Volkswagen rischia fino a 18 miliardi di dollari di multa negli Stati Uniti, il grande mercato dove già è in difficoltà. Per Martin Winterkorn, numero uno del colosso di Wolfsburg destinato a rimanere al timone fino al 2018 dopo aver vinto il “braccio di ferro” con il patriarca Ferdinand Piech, e per Herbert Diess, l’ex top manager Bmw da qualche mese a capo del marchio VW, una grana di proporzioni colossali. Anche perché la notizia dell’inchiesta delle autorità americane dell’Environmental Protection Agency (EPA) si è abbattuta mentre il gruppo esibiva al Salone di Francoforte il suo volto migliore – nuovi modelli e più ecologici – dopo aver chiuso il semestre inaugurale del 2015, per la prima volta nella storia, in testa alla classifica di vendite grazie al sorpasso a spese di Toyota.
Secondo l’Epa, il gruppo aveva impiegato un particolare software che permetteva di ottenere dati in linea con i parametri richiesti per i veicoli a gasolio solo nel corso dei test, mentre nella guida reale le emissioni reali potevano superare fino a 40 volte quelli dichiarati. Poco meno di un anno fa, Hyundai e Kia erano state multate per dati non veritieri con un’ammenda di 100 milioni di dollari: si trattava della più alta sanzione mai comminata per un’infrazione di questo genere. La possibile cifra che Volkwagen rischia di pagare fa impallidire rispetto a quella versata dai coreani.

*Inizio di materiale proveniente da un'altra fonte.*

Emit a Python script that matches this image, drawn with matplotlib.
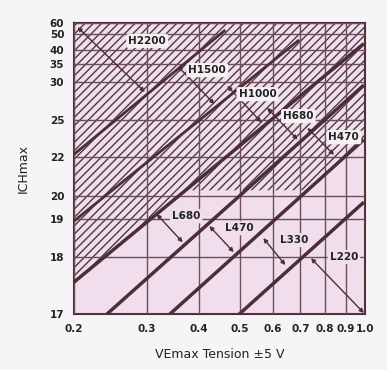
import numpy as np
import matplotlib.pyplot as plt

# axis ticks
x_ticks = [0.2, 0.3, 0.4, 0.5, 0.6, 0.7, 0.8, 0.9, 1.0]
x_labels = ["0.2", "0.3", "0.4", "0.5", "0.6", "0.7", "0.8", "0.9", "1.0"]
y_ticks = [17, 18, 19, 20, 22, 25, 30, 35, 40, 50, 60]
# where each ICHmax value sits on the printed (non linear) axis, 0 = bottom, 1 = top
y_pos = [0, 0.196, 0.326, 0.405, 0.540, 0.667, 0.797, 0.859, 0.907, 0.962, 1.0]

# thick band limits, V and I at both ends
line_v = [[0.200, 0.462], [0.200, 0.695], [0.200, 0.994],
          [0.240, 0.994], [0.340, 0.994], [0.499, 0.994]]
line_i = [[22.2, 53.6], [18.95, 46.3], [17.56, 44.0],
          [17.0, 29.6], [17.0, 23.4], [17.0, 19.74]]

# hatched zone (H range)
hatch_v = [0.2, 1.0, 1.0, 0.731, 0.371, 0.2]
hatch_i = [60, 60, 23.4, 20.3, 20.3, 17.56]

# band names, where they are written, and their arrows
names = ["H2200", "H1500", "H1000", "H680", "H470", "L680", "L470", "L330", "L220"]
name_v = [0.300, 0.418, 0.552, 0.692, 0.890, 0.372, 0.499, 0.676, 0.890]
name_i = [45.7, 33.3, 28.4, 25.5, 23.6, 19.13, 18.76, 18.45, 18.0]
arrow_v0 = [0.204, 0.355, 0.467, 0.582, 0.727, 0.316, 0.423, 0.570, 0.742]
arrow_i0 = [56.2, 34.4, 29.5, 26.6, 24.35, 19.22, 18.82, 18.50, 17.98]
arrow_v1 = [0.296, 0.435, 0.564, 0.689, 0.843, 0.365, 0.484, 0.644, 0.994]
arrow_i1 = [28.7, 27.1, 24.8, 23.4, 22.16, 18.39, 18.13, 17.86, 17.02]

ink = "#4e2e36"
pink = "#f0deec"


def fwd(y):
    return np.interp(y, y_ticks, y_pos)


def inv(f):
    return np.interp(f, y_pos, y_ticks)


plt.rcParams["hatch.linewidth"] = 1.0
fig = plt.figure(figsize=(3.87, 3.70), dpi=100, facecolor="#f6f4f6")
ax = fig.add_axes([0.191, 0.151, 0.752, 0.787])
ax.set_facecolor(pink)
ax.set_xscale("log")
ax.set_yscale("function", functions=(fwd, inv))
ax.set_xlim(0.2, 1.0)
ax.set_ylim(17, 60)

ax.set_xticks(x_ticks)
ax.set_xticklabels(x_labels)
ax.xaxis.set_minor_locator(plt.NullLocator())
ax.set_yticks(y_ticks)
ax.set_yticklabels([str(v) for v in y_ticks])
ax.yaxis.set_minor_locator(plt.NullLocator())
ax.tick_params(length=0, pad=7, labelsize=7.5, colors="#222222")
for lab in ax.get_xticklabels() + ax.get_yticklabels():
    lab.set_fontweight("bold")
ax.grid(True, color="#6e4e5a", linewidth=1.0)
ax.set_axisbelow(False)

ax.fill(hatch_v, hatch_i, facecolor="none", edgecolor="#4a3a42",
        hatch="////", linewidth=0, zorder=1)

for k, (lv, li) in enumerate(zip(line_v, line_i)):
    w = 2.0 if k < 2 else 2.5
    ax.plot(lv, li, color=ink, linewidth=w, solid_capstyle="butt", zorder=4)

for k, name in enumerate(names):
    ax.annotate("", xy=(arrow_v1[k], arrow_i1[k]), xytext=(arrow_v0[k], arrow_i0[k]),
                arrowprops=dict(arrowstyle="<|-|>", color=ink, lw=1.0,
                                mutation_scale=6, shrinkA=0, shrinkB=0),
                zorder=5)
    box = "#f6f0f4" if name.startswith("H") else pink
    ax.text(name_v[k], name_i[k], name, ha="center", va="center", fontsize=7.5,
            fontweight="bold", color="#222222", zorder=6,
            bbox=dict(boxstyle="round,pad=0.2", fc=box, ec="none"))

for s in ax.spines.values():
    s.set_color(ink)
    s.set_linewidth(1.5)

ax.set_xlabel("VEmax Tension \u00b15 V", fontsize=9, labelpad=10, color="#222222")
ax.set_ylabel("ICHmax", fontsize=9, labelpad=14, color="#222222")

fig.savefig("out.png", dpi=100, facecolor=fig.get_facecolor())
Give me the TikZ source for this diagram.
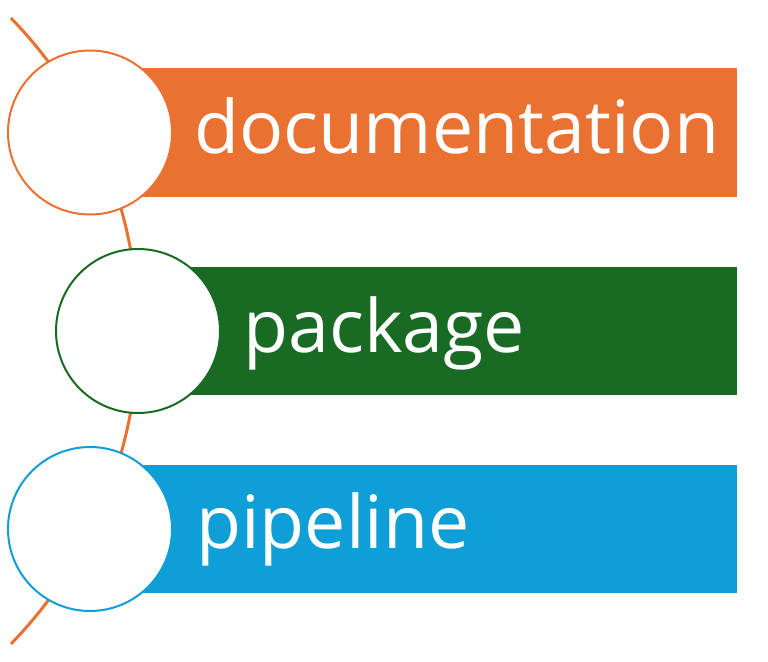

“Mi rincresce profondamente aver deluso i nostri clienti e l’opinione pubblica”, ha dichiarato Winterkorn. Il caso è stato elevato a “priorità assoluta” dallo stesso numero uno, che potrebbe venire chiamato a rispondere personalmente poiché è stato responsabile del marchio per anni. Oltreoceano è stata già bloccata la vendita di alcuni modelli a gasolio.
A giudizio di Ferdinand Dudenhöffer, studioso ed esperto del ramo automotive, il ruolo di Winterkorn non è sostenibile per il gruppo perché o sapeva della manipolazione oppure i suoi manager gliela tenevano nascosta, due situazioni non compatibili con il suo mandato di CEO. “Nessun politico potrebbe rimanere al suo posto in circostanze come queste”, ha ammonito Dudenhöffer.
Volkswagen ha fatto sapere di collaborare con le autorità: un atteggiamento che solitamente contribuisce almeno a ridurre l’impatto della sanzione. Secondo la normativa americana, inasprita dopo la vicenda che ha riguardato General Motors (che ha appena accettato di pagare una multa di 900 milioni, che molti osservatori ritengono insolitamente bassa), per ogni vettura coinvolta la sanzione può raggiungere i 37.500 dollari.
I modelli per i quali sarebbe stato impiegato il sistema in grado di “taroccare” i dati sarebbero Jetta, Passat, Beetle, Golf e anche Audi A3 (lo riferisce la Sueddeutsche Zeitung) prodotti tra il 2009 ed il 2015 per un totale di 482.000 unità.
Volkswagen ha ammesso la contestazione (“i fatti sono veri”). Si tratterebbe di una violazione del “Clean Air Act”. Cynthia Giles, portavoce dell’EPA, ha già stigmatizzato il comportamento del costruttore tedesco. Parlando del software, ha dichiarato che “impiegare simili metodi per aggirare i parametri sulla protezione ambientale è illegale e significa mettere a rischio la salute pubblica”.
Lo “scandalo Volkswagen” è una delle notizie principali in Germania, dove si aprono nuovi interrogativi. E cioè se il software sia stato sistematicamente impiegato anche altrove e per altri modelli e se in altri paesi verranno svolte verifiche. Una situazione pesante per Volkswagen e, in particolare, per i modelli alimentati a gasolio. Un colpo durissimo all’immagine di efficienza e di credibilità della Germania dell’auto o, almeno, del suo marchio più venduto. Che negli Stati Uniti ha contabilizzato da inizio anno una flessione del 2,8%.
Oltre alla multa, Volkswagen deve dare per scontata anche una causa collettiva (class action) da parte dei consumatori, così come un tracollo in borsa. Lunedì mattina il titolo è scivolato fino a -22% sul listino di Francoforte, per attestarsi poi su -18,60 percento: è il peggior tracollo mai registrato da ottobre 2008.